I didn't even have the gut to say Hi! What's wrong with me? I hate myself.
I think I am beginning to lose my people skill and slowly become anti social. I blame my job which requires me to work in office/home without the need to meet client or attend meeting regularly. Gradually, my people skill start to deteriorate and I can't even say Hi to a not-so-complete stranger. Yes, it is that serious!
Well, you see! I was at the gym as usual to attend my favourite gym class. Well there are reasons to why I call it my 'favourite' class. Part of it is of course, I love to dance. I am easily attracted to exercising which requires me to shake my bon bon and do some sexy moves. Another reason, is because the instructor is cute. Oh yay! So cute!
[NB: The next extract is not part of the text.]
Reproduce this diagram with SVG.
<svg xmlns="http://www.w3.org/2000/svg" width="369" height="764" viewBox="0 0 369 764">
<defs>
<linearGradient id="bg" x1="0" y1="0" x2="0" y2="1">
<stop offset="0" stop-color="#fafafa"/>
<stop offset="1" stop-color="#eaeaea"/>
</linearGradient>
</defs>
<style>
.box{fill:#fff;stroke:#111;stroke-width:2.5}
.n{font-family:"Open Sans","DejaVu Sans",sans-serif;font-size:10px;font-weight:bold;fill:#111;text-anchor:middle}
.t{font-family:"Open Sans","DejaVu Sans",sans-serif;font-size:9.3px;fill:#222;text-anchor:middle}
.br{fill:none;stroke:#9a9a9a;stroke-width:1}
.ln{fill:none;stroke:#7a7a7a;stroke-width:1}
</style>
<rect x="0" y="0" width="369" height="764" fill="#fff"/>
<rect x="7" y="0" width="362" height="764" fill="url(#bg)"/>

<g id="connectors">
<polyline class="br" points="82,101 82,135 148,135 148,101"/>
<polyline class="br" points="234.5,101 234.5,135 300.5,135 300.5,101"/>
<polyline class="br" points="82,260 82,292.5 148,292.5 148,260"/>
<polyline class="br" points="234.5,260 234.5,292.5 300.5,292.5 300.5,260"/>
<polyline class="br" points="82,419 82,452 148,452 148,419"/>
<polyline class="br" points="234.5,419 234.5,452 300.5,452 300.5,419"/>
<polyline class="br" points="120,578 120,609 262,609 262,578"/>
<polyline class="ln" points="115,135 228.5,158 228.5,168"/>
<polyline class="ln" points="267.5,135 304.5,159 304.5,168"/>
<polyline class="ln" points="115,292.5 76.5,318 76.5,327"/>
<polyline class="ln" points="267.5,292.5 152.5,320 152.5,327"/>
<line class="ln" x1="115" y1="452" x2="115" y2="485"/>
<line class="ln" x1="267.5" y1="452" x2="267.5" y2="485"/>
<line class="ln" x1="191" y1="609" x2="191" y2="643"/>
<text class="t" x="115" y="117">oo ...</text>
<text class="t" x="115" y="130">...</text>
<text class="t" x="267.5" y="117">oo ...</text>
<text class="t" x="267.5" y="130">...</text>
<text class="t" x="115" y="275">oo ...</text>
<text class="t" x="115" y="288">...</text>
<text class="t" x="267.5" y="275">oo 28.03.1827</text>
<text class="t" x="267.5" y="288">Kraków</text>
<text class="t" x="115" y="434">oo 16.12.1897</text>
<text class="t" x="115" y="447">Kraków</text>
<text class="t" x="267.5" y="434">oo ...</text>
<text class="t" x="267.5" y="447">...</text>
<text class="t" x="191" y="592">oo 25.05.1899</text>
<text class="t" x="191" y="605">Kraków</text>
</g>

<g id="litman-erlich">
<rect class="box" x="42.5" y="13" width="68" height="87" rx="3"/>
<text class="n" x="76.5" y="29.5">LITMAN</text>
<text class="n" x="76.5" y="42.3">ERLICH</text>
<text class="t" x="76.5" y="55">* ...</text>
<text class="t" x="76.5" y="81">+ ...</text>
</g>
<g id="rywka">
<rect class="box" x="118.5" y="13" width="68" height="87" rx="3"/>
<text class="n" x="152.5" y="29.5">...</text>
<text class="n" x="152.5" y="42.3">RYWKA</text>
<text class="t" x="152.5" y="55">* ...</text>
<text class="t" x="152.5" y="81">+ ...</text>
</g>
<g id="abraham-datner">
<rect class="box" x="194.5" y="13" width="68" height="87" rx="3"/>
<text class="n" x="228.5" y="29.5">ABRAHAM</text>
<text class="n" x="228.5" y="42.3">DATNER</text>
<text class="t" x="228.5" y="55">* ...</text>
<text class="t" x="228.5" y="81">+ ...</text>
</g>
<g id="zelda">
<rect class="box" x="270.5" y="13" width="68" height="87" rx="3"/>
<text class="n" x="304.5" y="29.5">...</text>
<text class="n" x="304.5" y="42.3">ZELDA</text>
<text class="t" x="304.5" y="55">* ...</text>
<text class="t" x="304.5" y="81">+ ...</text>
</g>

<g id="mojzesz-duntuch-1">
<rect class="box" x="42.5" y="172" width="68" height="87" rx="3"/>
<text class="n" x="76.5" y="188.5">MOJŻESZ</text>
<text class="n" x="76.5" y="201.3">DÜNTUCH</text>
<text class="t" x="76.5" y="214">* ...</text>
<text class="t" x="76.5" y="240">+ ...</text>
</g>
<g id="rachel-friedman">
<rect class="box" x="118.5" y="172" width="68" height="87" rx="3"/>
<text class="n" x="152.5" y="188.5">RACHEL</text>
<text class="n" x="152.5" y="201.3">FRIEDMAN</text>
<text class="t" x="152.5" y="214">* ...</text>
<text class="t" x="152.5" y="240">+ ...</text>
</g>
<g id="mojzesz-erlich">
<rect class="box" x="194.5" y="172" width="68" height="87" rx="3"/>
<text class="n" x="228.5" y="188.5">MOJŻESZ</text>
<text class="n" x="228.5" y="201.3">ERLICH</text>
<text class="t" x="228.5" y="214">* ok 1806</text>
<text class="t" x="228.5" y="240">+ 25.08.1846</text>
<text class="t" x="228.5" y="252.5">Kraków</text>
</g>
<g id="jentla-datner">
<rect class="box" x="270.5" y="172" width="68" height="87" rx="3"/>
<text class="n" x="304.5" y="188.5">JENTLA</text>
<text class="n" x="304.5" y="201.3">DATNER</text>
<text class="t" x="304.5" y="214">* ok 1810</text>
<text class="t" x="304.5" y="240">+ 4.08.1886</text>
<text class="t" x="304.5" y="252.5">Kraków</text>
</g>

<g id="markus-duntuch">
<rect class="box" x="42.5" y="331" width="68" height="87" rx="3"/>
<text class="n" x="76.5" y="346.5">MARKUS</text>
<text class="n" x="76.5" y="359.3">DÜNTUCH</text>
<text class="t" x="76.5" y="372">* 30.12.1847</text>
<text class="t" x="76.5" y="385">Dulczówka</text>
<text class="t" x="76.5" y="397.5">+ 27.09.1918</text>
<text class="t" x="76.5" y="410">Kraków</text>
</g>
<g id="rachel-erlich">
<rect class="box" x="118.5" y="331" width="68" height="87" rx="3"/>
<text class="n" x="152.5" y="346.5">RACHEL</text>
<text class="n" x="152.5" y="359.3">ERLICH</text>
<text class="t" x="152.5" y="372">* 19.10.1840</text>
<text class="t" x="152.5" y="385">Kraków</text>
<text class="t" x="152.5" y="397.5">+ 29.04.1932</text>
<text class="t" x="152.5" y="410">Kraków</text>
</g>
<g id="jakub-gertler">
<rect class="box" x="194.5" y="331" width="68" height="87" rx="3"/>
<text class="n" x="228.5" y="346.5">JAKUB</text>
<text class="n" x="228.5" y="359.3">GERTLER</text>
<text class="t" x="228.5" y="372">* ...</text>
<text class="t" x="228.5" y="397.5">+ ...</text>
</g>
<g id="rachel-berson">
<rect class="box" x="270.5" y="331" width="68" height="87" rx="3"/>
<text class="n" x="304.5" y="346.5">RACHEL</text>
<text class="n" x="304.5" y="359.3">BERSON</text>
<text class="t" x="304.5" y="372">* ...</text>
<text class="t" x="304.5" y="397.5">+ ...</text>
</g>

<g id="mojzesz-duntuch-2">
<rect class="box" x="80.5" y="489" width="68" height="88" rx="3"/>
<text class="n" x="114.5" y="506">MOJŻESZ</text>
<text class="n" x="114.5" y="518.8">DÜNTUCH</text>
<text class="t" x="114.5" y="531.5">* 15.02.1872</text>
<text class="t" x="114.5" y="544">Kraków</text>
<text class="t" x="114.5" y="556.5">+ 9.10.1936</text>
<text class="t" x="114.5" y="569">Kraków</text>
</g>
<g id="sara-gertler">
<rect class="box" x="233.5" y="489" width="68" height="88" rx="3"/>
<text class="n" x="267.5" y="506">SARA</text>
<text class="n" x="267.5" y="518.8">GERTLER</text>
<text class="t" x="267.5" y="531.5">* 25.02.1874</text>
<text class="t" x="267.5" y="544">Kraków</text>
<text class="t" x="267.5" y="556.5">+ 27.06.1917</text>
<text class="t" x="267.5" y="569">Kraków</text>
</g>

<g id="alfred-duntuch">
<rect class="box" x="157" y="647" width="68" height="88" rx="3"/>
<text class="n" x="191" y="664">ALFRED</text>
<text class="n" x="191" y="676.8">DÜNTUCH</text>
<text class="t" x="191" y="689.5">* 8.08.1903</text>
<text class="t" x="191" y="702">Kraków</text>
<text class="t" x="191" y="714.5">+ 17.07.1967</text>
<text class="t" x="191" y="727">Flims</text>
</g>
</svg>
I forgot since when I know him. When I say know, in this case, I mean I know his existence. We're not friends (yet) and we've never talked before. But I can vividly remember it was about 3 to 4 years ago. Met him at the gym of course, he was teaching hip hop class I guess. And I was a fresh graduate who just got a gym membership trying to get use to the gym classes. So I attended his class a few times. But due to work and all, I rarely go gym that time. By the time I finished work, normally it's too late or I felt tired. So I wasted a lot on my gym membership then. Hahaha...
Anyway, I changed job and the fitness centre I joined opened a new branch near my house. I got to go to the gym more often nowadays. And what make things better is that my favourite instructor is conducting classes regularly there too. Expectedly, I try to attend his class as frequent as I can.
One day after finishing his class I went to the changing room to take shower and change. After taking shower, I went back to my locker, trying to put on my clothes. Then he, the cute instructor, walked towards me. I could feel my heart was racing. "Why is he walking towards me? He recognized me?" I kept asking stupid questions. He stopped besides me and unlock his locker. Oh, then I realized his locker was just beside me.
Minding my own business (putting on my clothes that was), I kept asking myself what should I do? Should I say Hi? Or should I not? What should I say? Hi? Hello? Or just smile? Or what? While busy figuring out the answers to my stupid questions, my eyes could not stop peeping at the cute instructor who was changing beside me. Of course I did not stare at him like a pervert. But yes, I did take a peek at his well-shaped body! I mean, come on, cute guy with a great body, who doesn't want a look (or appreciated)?
I didn't know what I was doing (luckily no drooling) and by the time I came back to my senses, I had already put on my clothes, packed up my gym bag and unwilling stepped away and got out of the changing room. Urgh, I hate myself. Then I told myself, next time if I got the chance, I should say Hi!
And the opportunity came again the following week, I was trying to made up my hair when he suddenly came out of nowhere and took up the hair-dryer beside me to dry his hair. I was so shocked and panicked that I quickly got my hair done, packed up my gym bag and stepped out of the changing room as if I saw an alien. I immediately regretted after that.
Seriously, he is just a cute instructor who I was trying to befriend with and yet I can be so freaking shy and panicked that I cannot keep my cool and act normal. I can already imagine when I see a cute hot guy and/or a potential boyfriend kinda guy, I think I would run away or jump into the sea before they could approach me.
And you ask me why I am still single?